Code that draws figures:
>> Begin

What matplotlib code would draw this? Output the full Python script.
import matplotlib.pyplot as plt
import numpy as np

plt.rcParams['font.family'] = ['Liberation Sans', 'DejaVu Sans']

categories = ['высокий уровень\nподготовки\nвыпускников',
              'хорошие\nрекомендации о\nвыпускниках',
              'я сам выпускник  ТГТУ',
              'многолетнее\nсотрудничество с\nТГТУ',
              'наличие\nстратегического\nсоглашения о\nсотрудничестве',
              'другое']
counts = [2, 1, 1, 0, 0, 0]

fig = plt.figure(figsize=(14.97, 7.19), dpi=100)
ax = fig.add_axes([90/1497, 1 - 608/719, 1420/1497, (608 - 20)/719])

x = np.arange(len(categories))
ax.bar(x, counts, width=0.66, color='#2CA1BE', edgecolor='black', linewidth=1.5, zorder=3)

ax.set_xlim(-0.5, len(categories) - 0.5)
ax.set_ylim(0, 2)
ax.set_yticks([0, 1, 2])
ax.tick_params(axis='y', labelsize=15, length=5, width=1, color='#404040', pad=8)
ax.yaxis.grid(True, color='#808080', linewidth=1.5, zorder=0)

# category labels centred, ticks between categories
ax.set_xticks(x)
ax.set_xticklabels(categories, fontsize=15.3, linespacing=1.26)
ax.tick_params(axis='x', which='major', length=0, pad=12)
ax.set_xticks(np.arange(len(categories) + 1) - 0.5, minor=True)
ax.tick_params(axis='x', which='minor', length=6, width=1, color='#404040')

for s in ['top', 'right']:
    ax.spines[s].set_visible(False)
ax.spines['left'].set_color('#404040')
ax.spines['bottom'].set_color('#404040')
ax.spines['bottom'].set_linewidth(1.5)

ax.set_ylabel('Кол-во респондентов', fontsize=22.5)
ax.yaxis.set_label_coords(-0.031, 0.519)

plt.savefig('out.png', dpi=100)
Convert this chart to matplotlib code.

>> End

_What you are asked to do_: Exactly repeat the lines above, from the opening line through the one with "plt.rcParams['font.family'] = ['Liberation", and include nothing else.

_Written answer_:
What matplotlib code would draw this? Output the full Python script.
import matplotlib.pyplot as plt
import numpy as np

plt.rcParams['font.family'] = ['Liberation Sans', 'DejaVu Sans']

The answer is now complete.